**YOUR GOAL:**
Quote word for word the lines below, beginning with the first and ending with the one that has "const bandStep = 0.02;". Drop the pictures.
SOURCE MATERIAL start
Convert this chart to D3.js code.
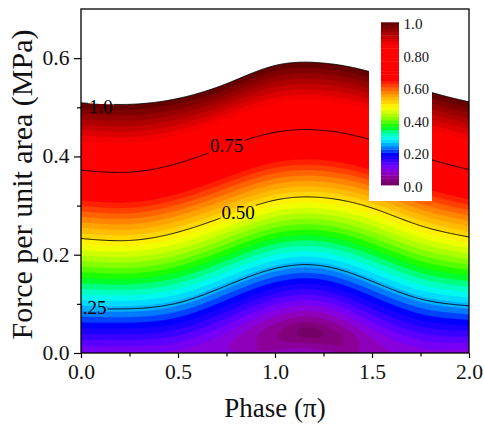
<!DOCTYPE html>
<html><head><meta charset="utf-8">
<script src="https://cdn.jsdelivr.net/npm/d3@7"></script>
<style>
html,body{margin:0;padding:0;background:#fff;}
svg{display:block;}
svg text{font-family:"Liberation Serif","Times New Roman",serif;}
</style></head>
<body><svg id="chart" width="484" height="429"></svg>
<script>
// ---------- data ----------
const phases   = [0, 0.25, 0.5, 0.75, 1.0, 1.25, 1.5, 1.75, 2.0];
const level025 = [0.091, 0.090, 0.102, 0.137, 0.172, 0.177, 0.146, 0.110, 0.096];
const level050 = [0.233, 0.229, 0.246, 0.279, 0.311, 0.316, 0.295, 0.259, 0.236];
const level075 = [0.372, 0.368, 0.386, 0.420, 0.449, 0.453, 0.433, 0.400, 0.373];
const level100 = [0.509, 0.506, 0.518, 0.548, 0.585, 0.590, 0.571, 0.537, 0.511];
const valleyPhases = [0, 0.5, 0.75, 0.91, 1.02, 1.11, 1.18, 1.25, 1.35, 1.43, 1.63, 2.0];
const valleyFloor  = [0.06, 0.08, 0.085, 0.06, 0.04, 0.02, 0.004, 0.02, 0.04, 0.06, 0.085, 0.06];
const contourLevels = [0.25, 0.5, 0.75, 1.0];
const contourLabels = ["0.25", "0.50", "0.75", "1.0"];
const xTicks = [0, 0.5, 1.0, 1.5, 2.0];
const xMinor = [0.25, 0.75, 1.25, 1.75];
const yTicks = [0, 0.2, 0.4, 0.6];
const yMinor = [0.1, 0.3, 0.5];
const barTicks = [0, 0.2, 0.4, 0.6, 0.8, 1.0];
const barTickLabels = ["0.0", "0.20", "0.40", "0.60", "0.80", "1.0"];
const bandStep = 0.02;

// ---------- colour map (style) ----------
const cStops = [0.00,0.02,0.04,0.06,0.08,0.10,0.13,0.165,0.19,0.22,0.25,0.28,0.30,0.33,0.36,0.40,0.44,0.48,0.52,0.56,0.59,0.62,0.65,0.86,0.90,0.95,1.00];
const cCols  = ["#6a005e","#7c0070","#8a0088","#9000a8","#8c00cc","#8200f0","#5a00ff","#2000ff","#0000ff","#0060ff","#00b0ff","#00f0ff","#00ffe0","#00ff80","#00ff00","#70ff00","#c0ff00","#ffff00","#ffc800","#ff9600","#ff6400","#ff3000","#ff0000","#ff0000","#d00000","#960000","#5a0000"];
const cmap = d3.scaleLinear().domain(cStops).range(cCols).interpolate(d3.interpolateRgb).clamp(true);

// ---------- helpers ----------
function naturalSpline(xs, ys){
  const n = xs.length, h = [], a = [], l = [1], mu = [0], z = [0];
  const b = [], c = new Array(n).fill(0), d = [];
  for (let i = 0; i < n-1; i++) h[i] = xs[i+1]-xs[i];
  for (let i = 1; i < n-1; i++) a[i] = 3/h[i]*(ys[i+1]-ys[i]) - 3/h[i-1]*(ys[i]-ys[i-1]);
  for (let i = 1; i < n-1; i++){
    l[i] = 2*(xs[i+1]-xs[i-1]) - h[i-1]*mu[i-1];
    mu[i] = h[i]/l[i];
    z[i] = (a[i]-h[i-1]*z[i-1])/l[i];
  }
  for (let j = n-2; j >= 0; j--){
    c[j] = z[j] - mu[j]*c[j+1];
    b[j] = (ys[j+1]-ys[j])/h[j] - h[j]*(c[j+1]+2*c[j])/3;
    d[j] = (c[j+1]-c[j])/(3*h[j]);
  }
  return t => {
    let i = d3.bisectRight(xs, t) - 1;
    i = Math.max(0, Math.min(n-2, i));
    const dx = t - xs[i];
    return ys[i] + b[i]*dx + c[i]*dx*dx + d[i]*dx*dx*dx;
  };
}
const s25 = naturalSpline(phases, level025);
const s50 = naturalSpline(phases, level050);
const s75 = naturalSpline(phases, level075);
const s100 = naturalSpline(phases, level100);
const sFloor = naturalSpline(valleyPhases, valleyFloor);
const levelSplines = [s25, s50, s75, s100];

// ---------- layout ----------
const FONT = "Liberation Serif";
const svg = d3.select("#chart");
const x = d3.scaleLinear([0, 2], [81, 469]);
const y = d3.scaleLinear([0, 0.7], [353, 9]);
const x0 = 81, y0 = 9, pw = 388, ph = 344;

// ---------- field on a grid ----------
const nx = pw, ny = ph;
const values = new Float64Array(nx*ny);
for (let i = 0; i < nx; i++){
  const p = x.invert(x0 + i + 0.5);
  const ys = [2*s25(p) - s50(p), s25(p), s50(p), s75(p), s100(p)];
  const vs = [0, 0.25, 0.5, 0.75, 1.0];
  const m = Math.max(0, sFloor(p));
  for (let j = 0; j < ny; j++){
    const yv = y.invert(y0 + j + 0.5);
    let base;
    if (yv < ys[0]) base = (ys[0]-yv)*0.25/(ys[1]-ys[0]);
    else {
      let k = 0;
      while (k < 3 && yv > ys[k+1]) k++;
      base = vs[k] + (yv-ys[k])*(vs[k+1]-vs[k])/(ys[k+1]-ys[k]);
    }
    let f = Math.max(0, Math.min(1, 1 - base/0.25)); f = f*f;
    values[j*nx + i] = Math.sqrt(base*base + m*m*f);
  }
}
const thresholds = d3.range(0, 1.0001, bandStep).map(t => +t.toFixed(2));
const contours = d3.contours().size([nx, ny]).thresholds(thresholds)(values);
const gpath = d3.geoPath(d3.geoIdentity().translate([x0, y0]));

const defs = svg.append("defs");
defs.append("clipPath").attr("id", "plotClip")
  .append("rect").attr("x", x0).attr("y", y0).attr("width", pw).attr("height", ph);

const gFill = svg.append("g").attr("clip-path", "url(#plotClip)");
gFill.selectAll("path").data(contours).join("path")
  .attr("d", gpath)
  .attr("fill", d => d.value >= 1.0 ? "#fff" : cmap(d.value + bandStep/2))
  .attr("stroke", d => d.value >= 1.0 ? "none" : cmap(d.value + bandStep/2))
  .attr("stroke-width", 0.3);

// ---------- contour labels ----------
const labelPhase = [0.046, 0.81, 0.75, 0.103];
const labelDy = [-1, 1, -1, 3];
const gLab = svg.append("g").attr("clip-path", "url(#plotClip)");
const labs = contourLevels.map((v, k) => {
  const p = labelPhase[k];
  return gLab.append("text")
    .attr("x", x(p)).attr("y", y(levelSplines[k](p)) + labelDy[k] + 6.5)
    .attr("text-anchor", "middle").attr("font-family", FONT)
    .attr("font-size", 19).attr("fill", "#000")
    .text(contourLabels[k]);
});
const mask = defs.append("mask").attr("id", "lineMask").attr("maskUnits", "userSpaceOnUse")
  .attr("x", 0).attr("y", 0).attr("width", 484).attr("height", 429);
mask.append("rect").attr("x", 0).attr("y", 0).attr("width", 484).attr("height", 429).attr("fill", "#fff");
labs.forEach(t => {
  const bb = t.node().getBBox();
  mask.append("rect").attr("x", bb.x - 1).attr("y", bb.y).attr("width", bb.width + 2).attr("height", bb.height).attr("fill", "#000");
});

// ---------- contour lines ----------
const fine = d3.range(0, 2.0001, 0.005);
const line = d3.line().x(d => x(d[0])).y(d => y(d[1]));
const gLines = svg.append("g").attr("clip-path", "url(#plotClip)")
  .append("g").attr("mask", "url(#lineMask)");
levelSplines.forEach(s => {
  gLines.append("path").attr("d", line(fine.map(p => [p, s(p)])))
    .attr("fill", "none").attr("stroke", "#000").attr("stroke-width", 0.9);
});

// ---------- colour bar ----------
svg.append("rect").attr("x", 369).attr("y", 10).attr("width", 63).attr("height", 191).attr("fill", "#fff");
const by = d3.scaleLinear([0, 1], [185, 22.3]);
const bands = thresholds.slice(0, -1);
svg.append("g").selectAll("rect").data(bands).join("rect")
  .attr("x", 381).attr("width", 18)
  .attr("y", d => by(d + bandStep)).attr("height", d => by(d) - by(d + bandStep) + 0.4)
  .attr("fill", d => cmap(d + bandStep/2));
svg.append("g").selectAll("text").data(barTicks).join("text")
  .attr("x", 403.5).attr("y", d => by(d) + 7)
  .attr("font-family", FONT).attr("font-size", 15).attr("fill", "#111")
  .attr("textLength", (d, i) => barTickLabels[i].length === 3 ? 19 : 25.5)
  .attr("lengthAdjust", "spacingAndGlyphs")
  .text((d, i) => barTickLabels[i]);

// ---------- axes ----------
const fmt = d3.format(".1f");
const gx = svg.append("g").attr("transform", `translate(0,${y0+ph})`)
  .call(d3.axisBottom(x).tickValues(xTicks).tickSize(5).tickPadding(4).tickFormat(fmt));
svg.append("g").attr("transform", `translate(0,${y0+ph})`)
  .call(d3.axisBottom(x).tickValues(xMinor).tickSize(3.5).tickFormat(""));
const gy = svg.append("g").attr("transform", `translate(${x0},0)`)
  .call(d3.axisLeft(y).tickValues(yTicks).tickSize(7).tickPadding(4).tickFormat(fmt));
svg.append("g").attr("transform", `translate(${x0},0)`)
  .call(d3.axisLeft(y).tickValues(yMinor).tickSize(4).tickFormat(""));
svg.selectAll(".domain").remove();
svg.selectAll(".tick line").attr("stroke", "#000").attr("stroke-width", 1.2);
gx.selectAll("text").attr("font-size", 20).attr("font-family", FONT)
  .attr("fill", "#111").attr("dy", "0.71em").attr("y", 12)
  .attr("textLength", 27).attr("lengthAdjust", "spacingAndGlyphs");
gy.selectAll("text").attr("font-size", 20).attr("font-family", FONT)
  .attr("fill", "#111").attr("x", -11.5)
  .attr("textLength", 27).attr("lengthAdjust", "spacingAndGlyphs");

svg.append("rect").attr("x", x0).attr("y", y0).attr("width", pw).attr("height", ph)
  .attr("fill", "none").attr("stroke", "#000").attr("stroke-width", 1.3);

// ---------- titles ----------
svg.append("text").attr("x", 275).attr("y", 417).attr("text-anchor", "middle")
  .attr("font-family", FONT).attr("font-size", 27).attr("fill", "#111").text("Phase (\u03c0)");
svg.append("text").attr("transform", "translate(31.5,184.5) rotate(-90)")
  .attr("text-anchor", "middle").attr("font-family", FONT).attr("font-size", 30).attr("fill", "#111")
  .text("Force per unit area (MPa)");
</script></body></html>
SOURCE MATERIAL end
**EXERCISE RESPONSE:**
Convert this chart to D3.js code.
<!DOCTYPE html>
<html><head><meta charset="utf-8">
<script src="https://cdn.jsdelivr.net/npm/d3@7"></script>
<style>
html,body{margin:0;padding:0;background:#fff;}
svg{display:block;}
svg text{font-family:"Liberation Serif","Times New Roman",serif;}
</style></head>
<body><svg id="chart" width="484" height="429"></svg>
<script>
// ---------- data ----------
const phases   = [0, 0.25, 0.5, 0.75, 1.0, 1.25, 1.5, 1.75, 2.0];
const level025 = [0.091, 0.090, 0.102, 0.137, 0.172, 0.177, 0.146, 0.110, 0.096];
const level050 = [0.233, 0.229, 0.246, 0.279, 0.311, 0.316, 0.295, 0.259, 0.236];
const level075 = [0.372, 0.368, 0.386, 0.420, 0.449, 0.453, 0.433, 0.400, 0.373];
const level100 = [0.509, 0.506, 0.518, 0.548, 0.585, 0.590, 0.571, 0.537, 0.511];
const valleyPhases = [0, 0.5, 0.75, 0.91, 1.02, 1.11, 1.18, 1.25, 1.35, 1.43, 1.63, 2.0];
const valleyFloor  = [0.06, 0.08, 0.085, 0.06, 0.04, 0.02, 0.004, 0.02, 0.04, 0.06, 0.085, 0.06];
const contourLevels = [0.25, 0.5, 0.75, 1.0];
const contourLabels = ["0.25", "0.50", "0.75", "1.0"];
const xTicks = [0, 0.5, 1.0, 1.5, 2.0];
const xMinor = [0.25, 0.75, 1.25, 1.75];
const yTicks = [0, 0.2, 0.4, 0.6];
const yMinor = [0.1, 0.3, 0.5];
const barTicks = [0, 0.2, 0.4, 0.6, 0.8, 1.0];
const barTickLabels = ["0.0", "0.20", "0.40", "0.60", "0.80", "1.0"];
const bandStep = 0.02;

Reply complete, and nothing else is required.